Movieola
- Movieola logo
- Country: Canada
- Headquarters: Toronto, Ontario, Canada

Ownership
- Owner: Channel Zero Movieola: Short Film Channel Inc.

History
- Launched: September 7, 2001
- Closed: December 1, 2012

Links
- Website: Movieola

= Movieola =

Movieola (which uses the tagline, The Short Film Channel) was a Canadian online-based film service owned by Channel Zero.

Movieola was dedicated to short films from all genres including comedy, drama, animation, and more; with films ranging from 30 seconds to 40 minutes in length.

==History==

Movieola originally launched on September 7, 2001 as a linear television service on various Canadian cable and satellite television service providers.

In early 2007, Movieola began streaming films through its website free of charge. Also, in 2007, Movieola signed a deal with Joost, agreeing to provide short film content to the online TV service.
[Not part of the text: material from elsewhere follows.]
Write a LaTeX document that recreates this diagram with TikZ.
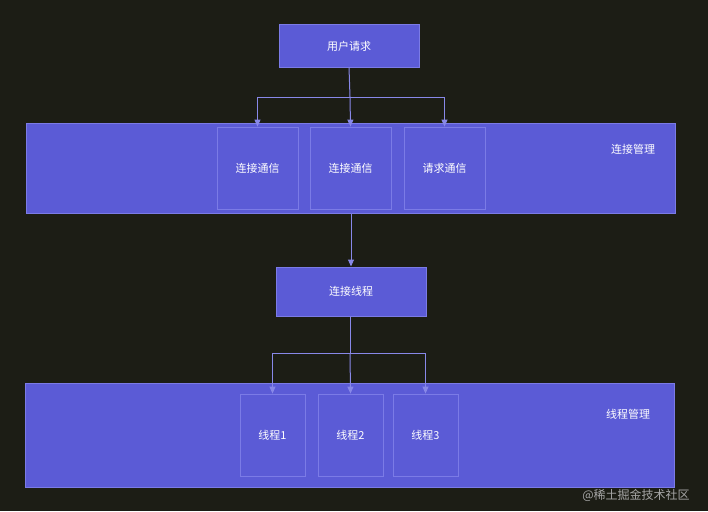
\documentclass[tikz,border=0pt]{standalone}
\usepackage{fontspec}
\setmainfont{Noto Sans CJK SC}
\usetikzlibrary{arrows.meta}
\definecolor{bg}{HTML}{1C1D15}
\definecolor{boxf}{HTML}{5B5BD6}
\definecolor{boxd}{HTML}{7B7BE6}
\definecolor{ln}{HTML}{8888E8}
\begin{document}
\begin{tikzpicture}[x=1pt,y=-1pt,
 box/.style={draw=boxd,fill=boxf,line width=1pt,text=white,font=\fontsize{11}{13}\selectfont},
 inner/.style={draw=boxd,line width=0.8pt,text=white,font=\fontsize{11}{13}\selectfont},
 lbl/.style={text=white,font=\fontsize{11}{13}\selectfont},
 arr/.style={draw=ln,line width=1pt,-{Triangle[length=7pt,width=6pt]}},
 lin/.style={draw=ln,line width=1pt}]
\fill[bg] (0,0) rectangle (708,511);
\useasboundingbox (0,0) rectangle (708,511);
\node[box,minimum width=140pt,minimum height=42pt] (req) at (349,46) {用户请求};
\node[box,minimum width=649pt,minimum height=90pt] (cm) at (350.5,168) {};
\node[lbl] (cml) at (633,149) {连接管理};
\node[inner,minimum width=81pt,minimum height=82pt] (c1) at (257.5,168) {连接通信};
\node[inner,minimum width=81pt,minimum height=82pt] (c2) at (350.5,168) {连接通信};
\node[inner,minimum width=81pt,minimum height=82pt] (c3) at (444.5,168) {请求通信};
\coordinate (s1) at (350,97);
\draw[lin] (req.south) -- (s1);
\draw[arr] (s1) -| (c1.north);
\draw[arr] (s1) -- (c2.north);
\draw[arr] (s1) -| (c3.north);
\node[box,minimum width=150pt,minimum height=49pt] (th) at (351,291.5) {连接线程};
\draw[arr] (cm.south -| th.north) -- (th.north);
\node[box,minimum width=649pt,minimum height=104pt] (tm) at (349.5,435) {};
\node[lbl] (tml) at (628,414) {线程管理};
\node[inner,minimum width=65pt,minimum height=82pt] (t1) at (272.5,435) {线程1};
\node[inner,minimum width=65pt,minimum height=82pt] (t2) at (350.5,435) {线程2};
\node[inner,minimum width=65pt,minimum height=82pt] (t3) at (425.5,435) {线程3};
\coordinate (s2) at (350,353);
\draw[lin] (th.south -| s2) -- (s2);
\draw[arr] (s2) -| (t1.north);
\draw[arr] (s2) -- (t2.north);
\draw[arr] (s2) -| (t3.north);
\node[text=gray!70,font=\fontsize{12}{14}\selectfont] (wm) at (636,495) {@稀土掘金技术社区};
\end{tikzpicture}
\end{document}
Movieola would later sign a similar deal with the online service, Hulu.

In November 2011, Movieola's parent company's President and COO, Cal Millar, revealed through an interview with C21 Media that Channel Zero planned to begin offering additional programming to Movieola's schedule, shifting away from airing exclusively short film content citing "short film hasn’t translated as well as we’d have liked it to on TV."

In September 2012, Channel Zero made public its plans to rebrand the television service as Rewind, a film channel devoted to feature-length films from the 1970s through to the 1990s, targeting the Generation X demographic. However, citing the success of Movieola content online through Hulu, the Movieola brand would continue to exist as an online-only service through Hulu in the United States and as an app in Canada.

The television service rebranded as Rewind on December 1, 2012. Its online presence continued to exist on Hulu as a web-channel and on demand service until sometime in 2014/2015. Plans to launch a Canadian app were lated abandoned and its own dedicated website was shut down several months after closure of the channel.